Here the museum attempts to explain some of those fundamental "assumptions" that the Creation Museum fails to identify. And again, like in the introductory panel, there is clearly an element of uncertainty -- the need to triangulate findings -- that might make us question the value of these methods.
Here's what I want: I want a list of things that collapse, things from from science, medicine, and technology that no longer make any sense or are not possible when you jettison ideas like radiometric dating and natural selection. I want to know how those things are blackboxed into the everyday world of creationists. I want to make an argument like this: the same principles that x-ray your teeth, attack your cancer, fly your plains, and understand the solar system are based on the very ideas that they reject. I want to say: If you fly in an airplane, you can't be a creationist.
I'm now far afield, but you can see how visiting this museum has really colored my reading of other galleries.

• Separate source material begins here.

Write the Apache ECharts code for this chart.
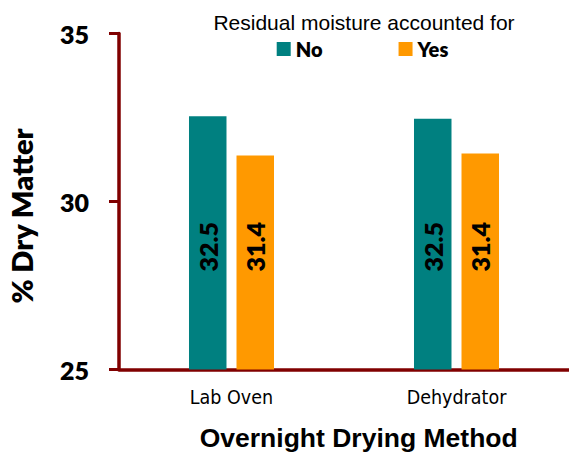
<!DOCTYPE html>
<html>
<head>
<meta charset="utf-8">
<script src="https://cdn.jsdelivr.net/npm/echarts@6/dist/echarts.min.js"></script>
<style>
html,body{margin:0;padding:0;background:#fff;}
#chart{width:569px;height:452px;}
</style>
</head>
<body>
<div id="chart"></div>
<script>
const categories = ['Lab Oven', 'Dehydrator'];
const seriesNames = ['No', 'Yes'];
const noValues = [32.54, 32.46];
const yesValues = [31.37, 31.43];
const yMin = 25, yMax = 35, yStep = 5;
const legendTitle = 'Residual moisture accounted for';
const xTitle = 'Overnight Drying Method';
const yTitle = '% Dry Matter';

const axisColor = '#800000';
const colors = ['#008080', '#FF9900'];
const boldFont = 'Lato, "Open Sans", sans-serif';
const heavy = 800;

const chart = echarts.init(document.getElementById('chart'), null, {renderer: 'svg'});

const labelCfg = {
  show: true,
  position: 'insideBottom',
  distance: 98,
  rotate: 90,
  align: 'left',
  verticalAlign: 'middle',
  color: '#000',
  fontFamily: boldFont,
  fontWeight: heavy,
  fontSize: 25,
  formatter: p => p.value.toFixed(1)
};

chart.setOption({
  animation: false,
  color: colors,
  grid: {left: 119, right: 0, top: 33.5, bottom: 82.5, containLabel: false},
  legend: {
    data: seriesNames,
    left: 276.7, top: 39, padding: 0,
    icon: 'rect', itemWidth: 14, itemHeight: 14, itemGap: 76,
    textStyle: {fontFamily: boldFont, fontWeight: heavy, fontSize: 20, color: '#000'}
  },
  xAxis: {
    type: 'category',
    data: categories,
    axisLine: {lineStyle: {color: axisColor, width: 3.5}},
    axisTick: {show: false},
    axisLabel: {
      margin: 18, color: '#000', fontSize: 19.5,
      fontFamily: '"Liberation Sans Narrow", "DejaVu Sans Condensed", "Liberation Sans", sans-serif'
    },
    splitLine: {show: false}
  },
  yAxis: {
    type: 'value',
    min: yMin, max: yMax, interval: yStep,
    axisLine: {show: true, lineStyle: {color: axisColor, width: 3.5}},
    axisTick: {show: true, length: 10, lineStyle: {color: axisColor, width: 3}},
    axisLabel: {margin: 30, color: '#000', fontSize: 25, fontWeight: heavy, fontFamily: boldFont},
    splitLine: {show: false}
  },
  series: [
    {name: seriesNames[0], type: 'bar', data: noValues, barWidth: 37.5, barGap: '26.7%', label: labelCfg},
    {name: seriesNames[1], type: 'bar', data: yesValues, barWidth: 37.5, barGap: '26.7%', label: labelCfg}
  ],
  graphic: [
    {type: 'text', x: 364, y: 22, style: {text: legendTitle, align: 'center', verticalAlign: 'middle',
      font: '21px "Liberation Sans", Arial, sans-serif', fill: '#000'}},
    {type: 'text', x: 358.7, y: 437.5, style: {text: xTitle, align: 'center', verticalAlign: 'middle',
      font: 'bold 26.5px "Liberation Sans", Arial, sans-serif', fill: '#000'}},
    {type: 'text', x: 21.5, y: 216, rotation: Math.PI / 2, style: {text: yTitle, align: 'center', verticalAlign: 'middle',
      font: '800 29px Lato, "Open Sans", sans-serif', fill: '#000'}}
  ]
});
</script>
</body>
</html>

So, back to the point. The general process approach in this exhibit was used used to talk about how science can determine the age of the mummy. Like all questions, this one makes us care, here about process. In a sense, then, we walk thorugh this gallery with the expectation that we'll get an answer at the end. So, how does it end? After all this talk of methods and research and evidence and the real mummy itself, the final panel is titled: How old is Umi's Mummy? Our Hypothesis.
When I encountered this panel, even I laughed: after all that, all we get is a crummy hypothesis? But there's more! We also get a description of the scientific method.
The panel begins:
The scientific method is how scientists conduct their research. The first step is observation, which leads to the development of a hypothesis. The hypothesis has no validity as an explanation, but is important in designing experiments. The best experiments are conducted to disprove the hypothesis. However, if repeated experimentation supports the hypothesis, the hypothesis is accepted and is then called a theory.
A bit basic for my tastes, but better than nothing, and it's rarely so well explained. The final bit of the exhibit is also fascinating for what it says about process and knowledge.
Drum roll please... The radiocarbon age of Umi's mummy is 80-210 CE (AD) or 1,740 to 1870 years old. This is at least partially within our hypothesized data range. The 130 year carbon range actually represents one standard deviation (or variation from the mean) with a 68% probability that the actual dates would fall within that range. At two standard deviations, the range increases to 60-240 CE (AD), but the probability of the actual date falling within this range is now 95%.
Not exactly scientific certainty. Definitely based on some assumptions. But can we live with this? I imagine a creationist in this exhibit would be completely flummoxed.